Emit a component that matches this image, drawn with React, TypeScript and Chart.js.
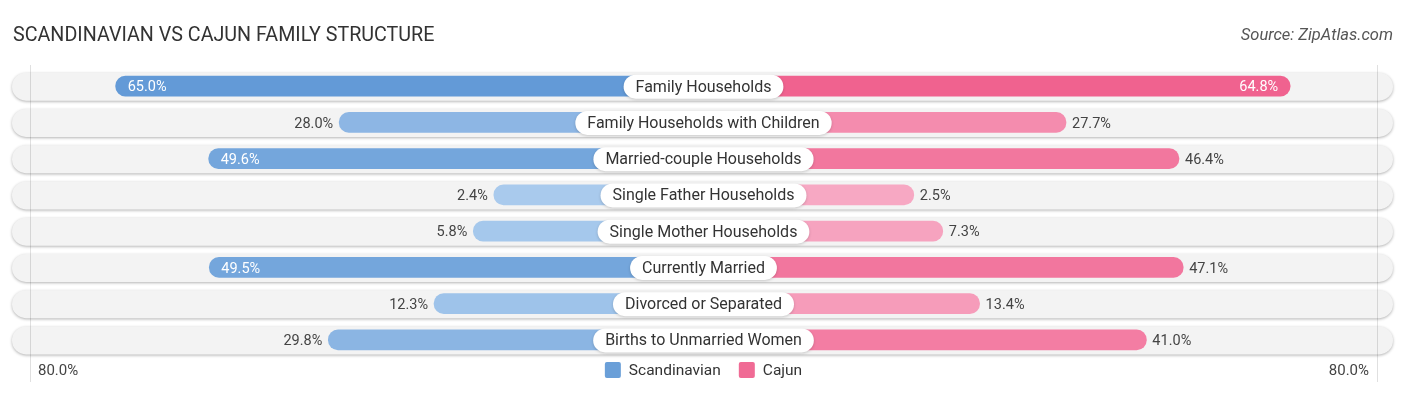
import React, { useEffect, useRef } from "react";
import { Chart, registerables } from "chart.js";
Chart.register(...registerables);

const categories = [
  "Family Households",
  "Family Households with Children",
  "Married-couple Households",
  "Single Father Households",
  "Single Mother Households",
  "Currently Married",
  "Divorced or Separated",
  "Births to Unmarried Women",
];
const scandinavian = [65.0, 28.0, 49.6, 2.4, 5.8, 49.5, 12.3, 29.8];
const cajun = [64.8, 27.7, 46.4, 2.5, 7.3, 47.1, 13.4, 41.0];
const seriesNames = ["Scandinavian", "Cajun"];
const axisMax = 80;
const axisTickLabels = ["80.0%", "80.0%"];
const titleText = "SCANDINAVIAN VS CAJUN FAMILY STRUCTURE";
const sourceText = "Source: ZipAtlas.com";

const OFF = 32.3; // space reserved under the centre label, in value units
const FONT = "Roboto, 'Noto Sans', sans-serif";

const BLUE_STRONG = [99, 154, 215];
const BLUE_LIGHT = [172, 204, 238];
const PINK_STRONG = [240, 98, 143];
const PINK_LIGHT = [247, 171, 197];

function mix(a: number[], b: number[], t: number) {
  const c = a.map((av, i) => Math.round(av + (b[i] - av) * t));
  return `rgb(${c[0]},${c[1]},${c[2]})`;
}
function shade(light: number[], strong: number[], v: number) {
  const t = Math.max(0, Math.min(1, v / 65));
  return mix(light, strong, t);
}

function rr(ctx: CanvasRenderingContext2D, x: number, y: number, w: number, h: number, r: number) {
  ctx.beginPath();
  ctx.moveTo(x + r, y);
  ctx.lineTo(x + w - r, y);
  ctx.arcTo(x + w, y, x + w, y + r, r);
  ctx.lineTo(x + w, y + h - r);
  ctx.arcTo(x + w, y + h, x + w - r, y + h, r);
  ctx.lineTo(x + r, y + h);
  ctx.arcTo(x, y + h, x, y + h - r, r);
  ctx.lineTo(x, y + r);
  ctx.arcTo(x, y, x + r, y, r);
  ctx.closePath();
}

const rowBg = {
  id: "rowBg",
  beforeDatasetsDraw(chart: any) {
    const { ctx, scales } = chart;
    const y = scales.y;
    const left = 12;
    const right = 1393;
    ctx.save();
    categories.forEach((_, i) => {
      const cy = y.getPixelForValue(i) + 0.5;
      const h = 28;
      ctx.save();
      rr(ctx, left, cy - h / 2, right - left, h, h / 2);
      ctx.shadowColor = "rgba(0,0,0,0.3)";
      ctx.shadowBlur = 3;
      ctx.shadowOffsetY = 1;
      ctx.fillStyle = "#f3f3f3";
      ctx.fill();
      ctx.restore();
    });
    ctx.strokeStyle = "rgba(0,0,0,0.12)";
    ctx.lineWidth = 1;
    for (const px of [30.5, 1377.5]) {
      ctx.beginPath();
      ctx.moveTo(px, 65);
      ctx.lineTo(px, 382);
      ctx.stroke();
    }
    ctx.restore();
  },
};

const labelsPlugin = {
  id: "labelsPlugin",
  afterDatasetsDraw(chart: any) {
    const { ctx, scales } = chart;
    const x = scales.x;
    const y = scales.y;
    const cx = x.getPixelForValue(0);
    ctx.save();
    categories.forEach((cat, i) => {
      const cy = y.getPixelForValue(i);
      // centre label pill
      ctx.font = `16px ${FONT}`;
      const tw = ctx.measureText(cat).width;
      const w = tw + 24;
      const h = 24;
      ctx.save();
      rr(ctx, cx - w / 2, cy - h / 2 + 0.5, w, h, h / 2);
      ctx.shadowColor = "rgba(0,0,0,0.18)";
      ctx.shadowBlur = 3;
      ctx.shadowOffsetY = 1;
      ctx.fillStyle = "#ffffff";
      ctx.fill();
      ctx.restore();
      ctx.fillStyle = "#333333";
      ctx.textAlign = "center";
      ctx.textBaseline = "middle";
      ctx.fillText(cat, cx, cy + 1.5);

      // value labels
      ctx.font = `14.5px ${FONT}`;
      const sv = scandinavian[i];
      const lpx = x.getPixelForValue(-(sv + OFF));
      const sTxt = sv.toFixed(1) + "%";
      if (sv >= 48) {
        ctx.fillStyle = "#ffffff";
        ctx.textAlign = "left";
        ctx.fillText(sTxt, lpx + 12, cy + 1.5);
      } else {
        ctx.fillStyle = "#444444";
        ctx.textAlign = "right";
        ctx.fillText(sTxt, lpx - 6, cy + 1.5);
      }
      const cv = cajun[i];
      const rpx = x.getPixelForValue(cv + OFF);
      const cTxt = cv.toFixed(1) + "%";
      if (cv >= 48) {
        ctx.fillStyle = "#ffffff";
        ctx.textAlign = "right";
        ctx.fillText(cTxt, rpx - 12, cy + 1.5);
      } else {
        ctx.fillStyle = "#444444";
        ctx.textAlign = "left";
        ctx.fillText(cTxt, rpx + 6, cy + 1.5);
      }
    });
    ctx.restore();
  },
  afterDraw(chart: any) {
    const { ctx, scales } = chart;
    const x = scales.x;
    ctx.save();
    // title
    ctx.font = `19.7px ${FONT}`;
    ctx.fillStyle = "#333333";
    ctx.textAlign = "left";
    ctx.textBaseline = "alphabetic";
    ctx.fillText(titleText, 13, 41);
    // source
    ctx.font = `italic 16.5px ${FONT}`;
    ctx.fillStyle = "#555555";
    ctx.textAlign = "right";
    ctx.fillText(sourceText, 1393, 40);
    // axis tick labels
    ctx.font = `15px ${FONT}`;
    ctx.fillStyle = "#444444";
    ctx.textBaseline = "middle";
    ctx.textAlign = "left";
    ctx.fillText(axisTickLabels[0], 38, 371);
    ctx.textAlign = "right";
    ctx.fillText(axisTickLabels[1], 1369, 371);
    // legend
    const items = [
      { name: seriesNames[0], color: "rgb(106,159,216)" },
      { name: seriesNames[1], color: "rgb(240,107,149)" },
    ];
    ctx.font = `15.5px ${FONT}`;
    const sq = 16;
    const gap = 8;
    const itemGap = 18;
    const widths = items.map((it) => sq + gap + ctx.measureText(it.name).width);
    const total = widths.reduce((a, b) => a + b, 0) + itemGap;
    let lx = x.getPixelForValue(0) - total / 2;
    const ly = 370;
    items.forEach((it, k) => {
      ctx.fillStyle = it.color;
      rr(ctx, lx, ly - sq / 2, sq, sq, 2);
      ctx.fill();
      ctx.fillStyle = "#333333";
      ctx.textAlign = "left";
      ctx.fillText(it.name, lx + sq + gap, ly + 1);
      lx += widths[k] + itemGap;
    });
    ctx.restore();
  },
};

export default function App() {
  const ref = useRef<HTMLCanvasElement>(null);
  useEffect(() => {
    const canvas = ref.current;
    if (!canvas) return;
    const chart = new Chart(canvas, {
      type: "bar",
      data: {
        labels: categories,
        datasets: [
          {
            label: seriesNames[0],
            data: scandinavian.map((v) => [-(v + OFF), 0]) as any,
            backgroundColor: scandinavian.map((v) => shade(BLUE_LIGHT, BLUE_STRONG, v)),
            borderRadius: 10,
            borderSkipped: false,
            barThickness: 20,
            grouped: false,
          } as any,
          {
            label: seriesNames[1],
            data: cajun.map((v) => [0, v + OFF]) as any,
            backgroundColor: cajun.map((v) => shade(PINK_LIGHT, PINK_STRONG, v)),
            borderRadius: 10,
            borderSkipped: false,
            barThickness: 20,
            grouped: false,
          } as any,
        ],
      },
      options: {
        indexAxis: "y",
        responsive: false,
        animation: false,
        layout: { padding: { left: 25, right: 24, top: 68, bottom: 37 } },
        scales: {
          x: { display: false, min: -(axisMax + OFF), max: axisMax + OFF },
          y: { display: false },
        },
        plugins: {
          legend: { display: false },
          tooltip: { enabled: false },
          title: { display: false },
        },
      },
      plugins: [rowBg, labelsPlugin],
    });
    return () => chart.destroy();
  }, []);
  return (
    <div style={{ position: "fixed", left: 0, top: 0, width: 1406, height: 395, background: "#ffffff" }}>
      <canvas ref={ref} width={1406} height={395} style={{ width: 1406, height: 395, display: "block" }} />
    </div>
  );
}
***
--- REQUIRED TASK ---
From the data above, copy out every line with the string "React" in it.

--- EXERCISE OUTPUT ---
Emit a component that matches this image, drawn with React, TypeScript and Chart.js.
import React, { useEffect, useRef } from "react";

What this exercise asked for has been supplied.